When Environmental Good Intentions Destroy Jobs

As an example of what could be in store in the US if the country is ever stupid enough to embrace wholesale the subsidy of renewable energy sources via levies on electricity users a recent report in Bloomberg details the impact of actions taken by the British government on consumers in the UK. Factories will pay 18 to 141% more for gas, electricity and carbon-reduction programs by 2020, adding about 7 million pounds ($11 million) to the bill for a typical large energy consumer the report has calculated.

Tata Steel, owners of Corus, the UK’s largest steel maker have threatened to leave the country if costs rise as expected. “Many of the taxes and costs identified in this report are UK specific and will reduce the competitiveness of Corus’ British operations, Kirby Adams, managing director and chief executive officer of Tata Steel Europe is reported as saying on review of the report into the impact of climate policy released this week and written by the London-based Energy-Intensive Users Group and Britain’s Trades Union Congress.

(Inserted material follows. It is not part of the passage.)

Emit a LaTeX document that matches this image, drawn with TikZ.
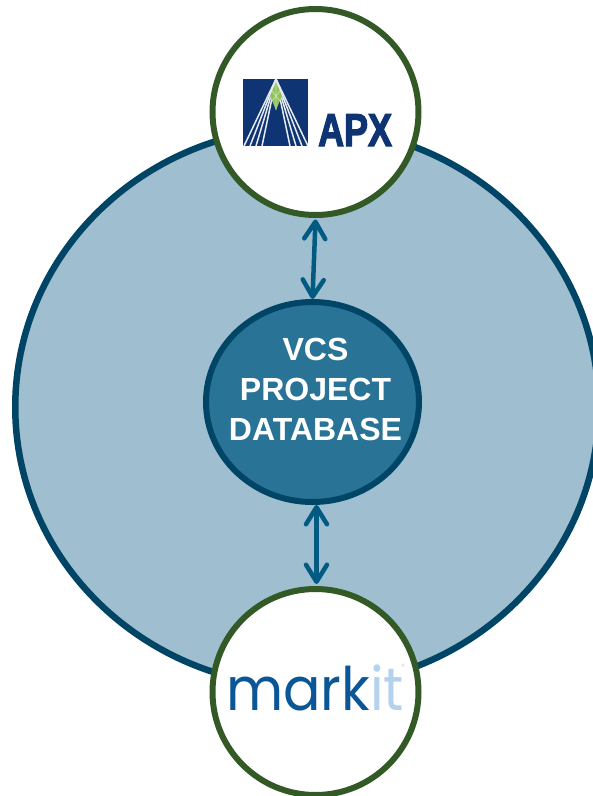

A major fertilizer manufacturer called GrowHow is quoted as saying the climate change policy will almost certainly make carbon leakage a reality. Carbon leakage is a term used to describe factories moving operations to countries where permits for emitting carbon dioxide are not needed.

The UK has committed to cut its emissions by 34% below 1990 levels by 2020, way beyond a European-wide initiative to cut emissions by 20%. The UK’s manufacturing industries, which include steel, ceramics, paper, cement and fertilizers employ about 225,000 people and could produce components such as wind turbines, electric cars and home-insulation materials needed to cut the nation’s emissions, according to the report. But if many are forced overseas or worse forced to close by the increased costs, the country will end up importing the parts, losing employment without achieving any net global reduction in emissions.

Nor is this an industry sponsored “less than independent report, an earlier report by Civitas covered in the Independent came to the same conclusions saying the previous Labour Government’s climate change strategy added an extra 14% on homeowners’ electricity bills and 21% on business bills, at the time of writing earlier this year. And last year’s renewable energy strategy if implemented will create “surcharges of up to 70% for businesses, and 33% for domestic customers by 2020.

As we wrote recently when we covered the technology of combined heat and power there are opportunities to make money from reducing carbon emissions. Both government and industry should be encouraged to embrace such opportunities by every means available, but simply pushing up tariffs to subsidize less reliable wind power projects sounds like a typical bureaucrat’s answer to a problem that requires a more holistic approach.